April 26, 2010

What Have the Phillies Dunn?

In case you somehow missed the news, Philadelphia today inked their star first baseman to a 20-year, 50 bajillion dollar contract extension. (Okay, it was 5 years, $125M, as though that makes it better.) It's rare to see a deal immediately and universally deplored, but that appears to be happening here. I'm sure someone, somewhere is lauding this as a great deal for the Phils, but I sure haven't seen it yet.

Now, as a Nats fan I'm perfectly content to see the Phillies misallocate resources on an epic scale. Perhaps Philly GM Reuben Amaro, Jr. thinks he's undergone some sort of Freaky Friday body exchange with Brian Cashman, or maybe he figures he'll be out of the picture long before Ryan Howard goes full-Albert Belle on this contract. That's fine. Philadelphia certainly has the money now, and if this is how their front office chooses to spend it, bully. But here's the problem with teams throwing that kind of money around; the repercussions impact everyone.

Craig Calcaterra has a pretty good run-down of the immediate winners and losers in Howard's new deal. Among the winners are Ryan himself, and the free agent first base class of 2011, including Albert Pujols, Prince Fielder and Adrian Gonzalez. Not mentioned by Calcaterra but slated to be a free agent first baseman this offseason? Our own Adam Dunn.

Howard's new contract extension complicates things for the Nats on a couple of fronts. One, it raises the market rate for defensively-challenged slugging first basemen on the wrong side of 30. This will make it more expensive to retain Adam, if the team is inclined to go that route. I'm not suggesting that Dunn will get, or even ask for, $25M/year, but it's not unreasonable to think that the price range for an extension may have gone up from $12-15M annually to $15-18M.

Second, and probably more important, if the Nats let Dunn walk, the cost of replacing him has also gone up. Even leaving aside Pujols, Fielder and Gonzalez, all of whom will likely command salaries equivalent to or greater than Howard's deal, a rising tide lifts all boats. Second-tier first basemen like Carlos Pena will have a new benchmark, and if Adam Dunn goes, the Nats are going to have a big void to fill.

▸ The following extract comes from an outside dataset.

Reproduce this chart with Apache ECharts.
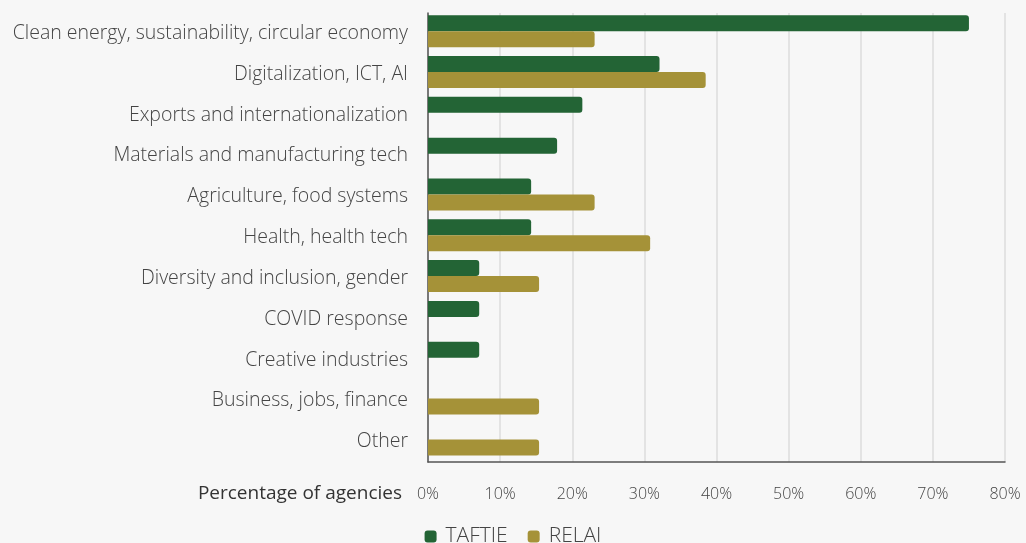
<!DOCTYPE html>
<html>
<head>
<meta charset="utf-8">
<script src="https://cdn.jsdelivr.net/npm/echarts@6/dist/echarts.min.js"></script>
<style>
  html, body { margin: 0; padding: 0; background: #f7f7f7; }
  #chart { width: 1026px; height: 543px; }
</style>
</head>
<body>
<div id="chart"></div>
<script>
// Thematic focus areas of innovation agencies
const categories = [
  'Clean energy, sustainability, circular economy',
  'Digitalization, ICT, AI',
  'Exports and internationalization',
  'Materials and manufacturing tech',
  'Agriculture, food systems',
  'Health, health tech',
  'Diversity and inclusion, gender',
  'COVID response',
  'Creative industries',
  'Business, jobs, finance',
  'Other'
];
// Share of agencies (%) per network; null = not mentioned
const taftie = [75.0, 32.1, 21.4, 17.9, 14.3, 14.3, 7.1, 7.1, 7.1, null, null];
const relai  = [23.1, 38.5, null, null, 23.1, 30.8, 15.4, null, null, 15.4, 15.4];
const xTicks = [0, 10, 20, 30, 40, 50, 60, 70, 80];

const FONT = '"Open Sans", Lato, sans-serif';
const chart = echarts.init(document.getElementById('chart'));

chart.setOption({
  backgroundColor: '#f7f7f7',
  animation: false,
  grid: { left: 428, right: 21, top: 13, bottom: 81, containLabel: false },
  legend: {
    data: ['TAFTIE', 'RELAI'],
    left: 'center',
    top: 521,
    icon: 'roundRect',
    itemWidth: 12,
    itemHeight: 12,
    itemGap: 20,
    textStyle: { fontFamily: FONT, fontSize: 21, fontWeight: 300, color: '#444', padding: [0, 0, 0, 4] }
  },
  xAxis: {
    type: 'value',
    min: xTicks[0],
    max: xTicks[xTicks.length - 1],
    interval: 10,
    name: 'Percentage of agencies',
    nameLocation: 'start',
    nameGap: 26,
    nameTextStyle: {
      fontFamily: FONT, fontSize: 19, color: '#333',
      verticalAlign: 'top', padding: [22, 0, 0, 0]
    },
    axisLine: { show: true, lineStyle: { color: '#555', width: 1.5 } },
    axisTick: { show: false },
    axisLabel: {
      margin: 24,
      fontFamily: FONT, fontSize: 16, fontWeight: 300, color: '#444',
      formatter: v => v + '%'
    },
    splitLine: { show: true, lineStyle: { color: '#dcdcdc', width: 1.5 } }
  },
  yAxis: {
    type: 'category',
    data: categories,
    inverse: true,
    axisLine: { show: true, lineStyle: { color: '#555', width: 1.5 } },
    axisTick: { show: false },
    axisLabel: {
      margin: 20,
      fontFamily: FONT, fontSize: 19.5, fontWeight: 300, color: '#444',
      verticalAlign: 'middle', lineHeight: 20, padding: [0, 0, 2, 0]
    }
  },
  series: [
    {
      name: 'TAFTIE',
      type: 'bar',
      data: taftie,
      barWidth: 16,
      barGap: '0%',
      itemStyle: { color: '#236435', borderRadius: [0, 3, 3, 0] }
    },
    {
      name: 'RELAI',
      type: 'bar',
      data: relai,
      barWidth: 16,
      itemStyle: { color: '#a59238', borderRadius: [0, 3, 3, 0] }
    },
    {
      // empty spacer slot: keeps each bar pair sitting a little above the band centre
      name: 'spacer',
      type: 'bar',
      data: [],
      barWidth: 4.4,
      silent: true
    }
  ]
});
</script>
</body>
</html>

Unless Chris Marrero shows something in AA Harrisburg pretty soon, the farm system's cupboard at 1B is more than bare. It's not just Dunn's offensive numbers that will have to be replaced (no easy task), it's the man himself. For better or worse he is the Nats most experienced first baseman. The idea of inserting Josh Whitesell or Chris Duncan as a stopgap can hardly be encouraging for a Nats franchise angling for a return to respectability over the next few seasons.

So feel free to chuckle at the Phillies today, but reserve a few tears to weep at what their profligacy may well mean for the future of your team.


bdrube said...

I hate to say it, but as much as I enjoyed being at the stadium on Friday for Dunn's two big bombs, I wouldn't resign him for $12-15, let alone $15-18. His extended slump is evidence to me that he is likely already on the downslope of his career.

The other options are not enticing, but blowing a huge hole in the budget to resign Dunn is the wrong way to go.

Nate said...

Reasonable people can and do disagree on Dunn's value. It's also true that Adam's value to the Nats is probably higher than his value in the abstract. He's a patient, lefty slugger to hit between our only two other (righty) power threats.

Considering he's making $12M this season, I don't think something in the neighborhood of a 3 yr/$36-45M extension would "blow a hole" in the budget. Or at least it shouldn't.

nationals anthems said...

I believe Rizzo has a reasonable replacement player currently patrolling left field, should he let Dunn go. Josh Willingham at first base, batting fifth behind Zimmerman, would suit me fine, and Rizzo could use the Dunn dollars for Bryce Harper and a second baseman.